I guess I've never been the victim of malicious racism. I've definitely been subjected to other forms of it, though. I can remember being six years old, sitting in a classroom, waiting to take some kind of standardized test, and being completely confused by the "pick your race" question. White? Hispanic? Aren't they really the same thing? I mean, Hispanic isn't a race. It's not even really an ethnicity. I mean, no one is born in "Hispana." It's just some label that demographers created. When I asked my teacher which bubble to color in, she shrugged, and asked our elementary principle who said, and I quote, "Tell her to bubble Hispanic. These Mexican kids need all the help they can get."


Can you say defining moment?

Anyways...Jon Stewart and Larry Wilmore, Sr. Black Correspondent, did a segment on racism--especially lazy racism--in the US with their trademark smart ass-ness and satire. This brings me back to the title of today's post. Let me leave you with a little gem from the Daily Show on 22.08.06.

{On Republican Senator George Allen's use of the word "macaca" and Tony Snow's use of the term "tar baby"}

Larry: How am I supposed to be pissed off about ‘macaca?’ That’s weak.

Jon: But you don’t think there’s something though to the idea that phrases like “tar baby” evoke a more dangerous time?

Larry: Yeah but he wasn’t calling anyone “tar baby.” He was using it figuratively. It would be like if someone spills saltines on a putting green, and I say, "Hey! Look at all those goddamned crackers on the golf course!" It sounds bad, but it doesn’t mean anything...

If you have a few minutes, check out the Youtube link below for the full segment. And yes, there is some coarse language, but in this case, I think it's warranted.

Saturday, September 02, 2006

Panic! But NOT At The Disco

Just a quick note for today. I know I haven't updated in a weekish, but I've been swamped. Gimme a few days. I'll catch up.

So I had a chance to watch the new Al Qaeda tape not long ago, and well--I'm slightly worried and upset. The reason is really, really simple. In the Qur'an (Koran,) it states that before one attacks or kills another, you must warn them and offer a chance to convert to Islam. (Obviously that's my elementary paraphrasing; I'm no theologian.) Still, you get the point. That's one of the reasons that Bin Laden lost some support after the WTC attacks. He didn't warn or offer Americans a chance to "see the light" so to speak, a direct breech of etiquette.
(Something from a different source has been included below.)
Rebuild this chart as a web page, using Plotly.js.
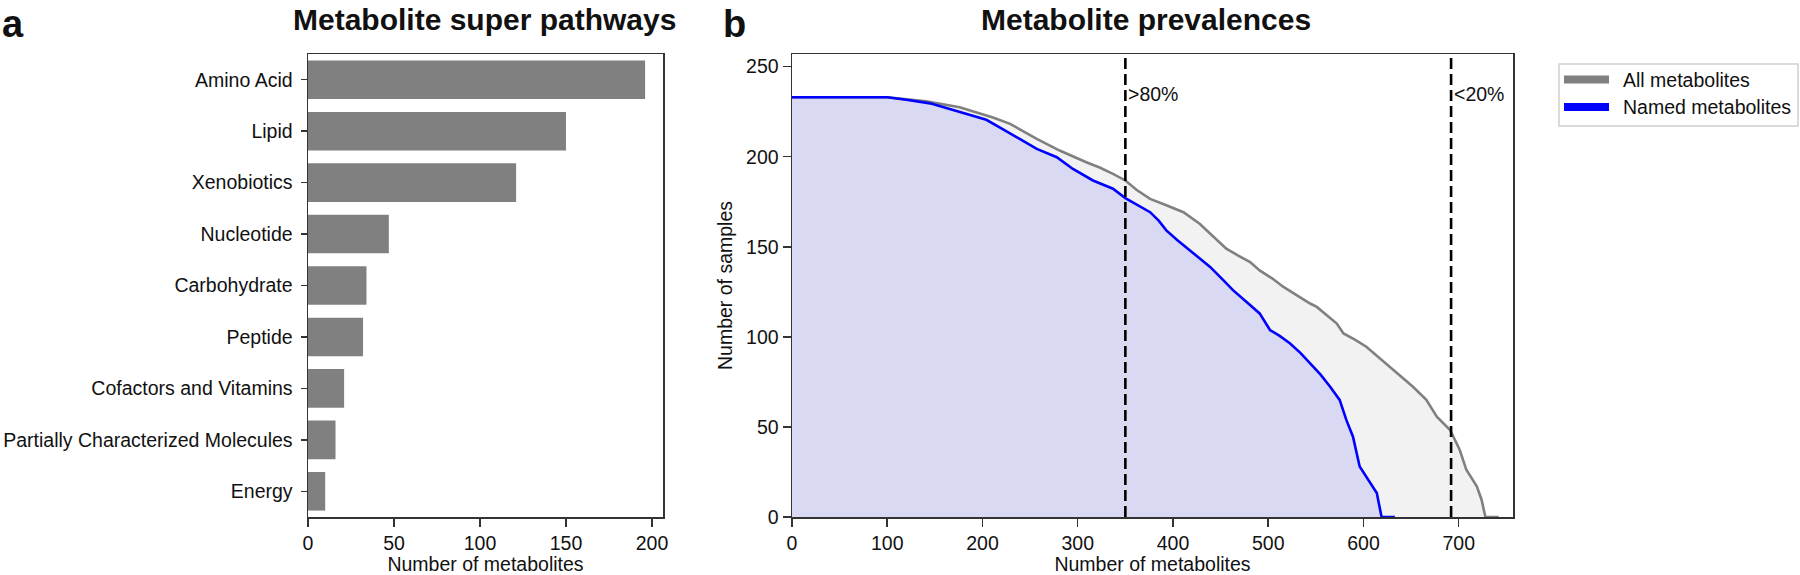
<!DOCTYPE html>
<html>
<head>
<meta charset="utf-8">
<script src="https://cdn.plot.ly/plotly-3.0.1.min.js"></script>
<style>html,body{margin:0;padding:0;background:#fff;}#chart{width:1800px;height:575px;}</style>
</head>
<body>
<div id="chart"></div>
<script>
// ---- Panel a data ----
const categories = ["Amino Acid","Lipid","Xenobiotics","Nucleotide","Carbohydrate","Peptide","Cofactors and Vitamins","Partially Characterized Molecules","Energy"];
const counts = [196,150,121,47,34,32,21,16,10];

// ---- Panel b data (sorted prevalence curves) ----
const allX   = [0,100,141,176,211,229,257,281,309,323,337,350,362,376,393,411,428,441,456,469,481,491,504,516,530,544,551,562,572,579,591,603,617,631,642,652,666,677,691,701,708,719,724,728,742];
const allY   = [233,233,230.7,227.4,221.8,218.2,209.9,203.4,196.9,194,190.5,186.8,181.5,176.6,173,169.2,162.8,156.5,148.9,145,141.5,136.9,132.5,127.7,123,118.5,116.6,112,107.4,101.9,98.5,94.5,88.2,81.6,77,72.3,65,55.7,48.3,37.3,26.2,17,9.6,0,0];
const namedX = [0,100,120,145,162,183,204,218,236,257,278,295,316,337,350,366,376,385,393,405,418,428,439,451,463,477,491,502,512,523,534,544,555,565,575,582,589,596,607,614,619,633];
const namedY = [233,233,231.6,229.6,227,223.7,220.5,216.3,210.7,204.3,199.7,193.2,186.8,182.2,177,172,169.2,164.5,159.1,153.5,148,143.5,138.8,132.5,125.9,119.5,113,103.7,100.5,96.3,91,85.3,79,72.3,65,53.9,44.6,28,18.8,13.3,0,0];
const seriesNames = ["All metabolites","Named metabolites"];
const thresholds = [350, 692];
const thresholdLabels = [">80%", "<20%"];

const FONT = "Liberation Sans, Arial, Helvetica, sans-serif";
const AX = '#333';
const W = 1800, H = 575, MT = 54, MB = 58;

const traces = [
  {type:'bar', orientation:'h', y:categories, x:counts, width:0.75,
   marker:{color:'#808080', line:{width:0}}, xaxis:'x', yaxis:'y', showlegend:false},
  {type:'scatter', mode:'lines', x:allX, y:allY, name:seriesNames[0], fill:'tozeroy',
   fillcolor:'rgba(128,128,128,0.1)', line:{color:'#808080', width:2.6}, xaxis:'x2', yaxis:'y2', showlegend:false},
  {type:'scatter', mode:'lines', x:namedX, y:namedY, name:seriesNames[1], fill:'tozeroy',
   fillcolor:'rgba(0,0,255,0.1)', line:{color:'#0000ff', width:2.6}, xaxis:'x2', yaxis:'y2', showlegend:false}
];

const axCommon = {showline:true, linecolor:AX, linewidth:1.5, mirror:true, showgrid:false, zeroline:false,
  ticks:'outside', tickcolor:AX, tickwidth:1.5, tickfont:{family:FONT, size:19.5, color:'#111'}};

// pixel -> paper helpers (paper spans the plot area inside margins)
const px = v => v / W;
const py = v => (H - MB - v) / (H - MT - MB);

const shapes = thresholds.map(t => ({type:'line', xref:'x2', yref:'y2 domain', x0:t, x1:t, y0:0, y1:1,
  line:{color:'#000', width:2.6, dash:'11px,5px'}}));

// legend box
shapes.push({type:'rect', xref:'paper', yref:'paper', x0:px(1559), x1:px(1798), y0:py(126), y1:py(64),
  line:{color:'#d0d0d0', width:1.5}, fillcolor:'rgba(255,255,255,0.8)', layer:'above'});
const legColors = ['#808080', '#0000ff'];
const legYs = [79.5, 107];
legColors.forEach((c, i) => shapes.push({type:'line', xref:'paper', yref:'paper', x0:px(1564), x1:px(1609),
  y0:py(legYs[i]), y1:py(legYs[i]), line:{color:c, width:8}}));

const annotations = [
  {text:'<b>a</b>', xref:'paper', yref:'paper', x:px(0), y:py(1), xanchor:'left', yanchor:'top', showarrow:false,
   font:{family:FONT, size:38, color:'#111'}},
  {text:'<b>b</b>', xref:'paper', yref:'paper', x:px(721), y:py(1), xanchor:'left', yanchor:'top', showarrow:false,
   font:{family:FONT, size:38, color:'#111'}},
  {text:'<b>Metabolite super pathways</b>', xref:'paper', yref:'paper', x:px(484), y:py(19), xanchor:'center', yanchor:'middle',
   showarrow:false, font:{family:FONT, size:30, color:'#111'}},
  {text:'<b>Metabolite prevalences</b>', xref:'paper', yref:'paper', x:px(1146), y:py(19), xanchor:'center', yanchor:'middle',
   showarrow:false, font:{family:FONT, size:30, color:'#111'}}
];
thresholds.forEach((t, i) => annotations.push({text:thresholdLabels[i], xref:'x2', yref:'y2', x:t, y:235,
  xanchor:'left', yanchor:'middle', xshift:1, showarrow:false, font:{family:FONT, size:19.5, color:'#111'}}));
seriesNames.forEach((n, i) => annotations.push({text:n, xref:'paper', yref:'paper', x:px(1621), y:py(legYs[i]),
  xanchor:'left', yanchor:'middle', showarrow:false, font:{family:FONT, size:19.5, color:'#111'}}));

const layout = {
  width:W, height:H, margin:{l:0, r:0, t:MT, b:MB},
  paper_bgcolor:'#fff', plot_bgcolor:'#fff', font:{family:FONT, size:19.5, color:'#111'},
  showlegend:false,
  xaxis: Object.assign({}, axCommon, {domain:[308/W, 663/W], range:[0, 206.4], dtick:50, tick0:0, ticklen:8,
    title:{text:'Number of metabolites', font:{family:FONT, size:19.5, color:'#111'}, standoff:6}}),
  yaxis: Object.assign({}, axCommon, {domain:[0,1], type:'category', range:[8.5, -0.5], ticklen:6, ticklabelstandoff:4}),
  xaxis2: Object.assign({}, axCommon, {domain:[792/W, 1513/W], range:[0, 757], dtick:100, tick0:0, ticklen:8, anchor:'y2',
    title:{text:'Number of metabolites', font:{family:FONT, size:19.5, color:'#111'}, standoff:6}}),
  yaxis2: Object.assign({}, axCommon, {domain:[0,1], range:[0, 257], dtick:50, tick0:0, ticklen:8, anchor:'x2',
    title:{text:'Number of samples', font:{family:FONT, size:19.5, color:'#111'}, standoff:8}}),
  shapes: shapes,
  annotations: annotations
};

Plotly.newPlot('chart', traces, layout, {displayModeBar:false, staticPlot:true});
</script>
</body>
</html>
Now, Adam Gadahn (aka Azzam the American by his Al Qaeda brethren) warns Americans to repent and convert during his rambling speech. The only conclusion I can draw is that--well--they're considering or planning or giving the go-ahead for another attack. I mean, it doesn't take a CIA analyst to put together the info presented to us.

I'm not saying that we should panic or anything. I'm just throwing my pennies into the pool. If it happens, it happens. If it doesn't, then we're lucky. Lucky b/c I don't trust this government to protect us. Anybody remember the 9/11 Commission and that massive report with all of those recommendations that were supposed to be implemented??? Yeah. I'm not even a tiny bit surprised that "our" government only implemented a handful. You know, heaven forbid we actually approach governing this country in an efficient, responsible manner. I suppose that's because employing reasonable intelligence now equals liberalism and--holy hannah--no one wants to be labeled a liberal in this neo-con circus.

Alright. Enough ranting for now. I've got better things to do than depress myself with the idiocy of our current administration. Hurry up and get here 2008! Mama needs to clean house!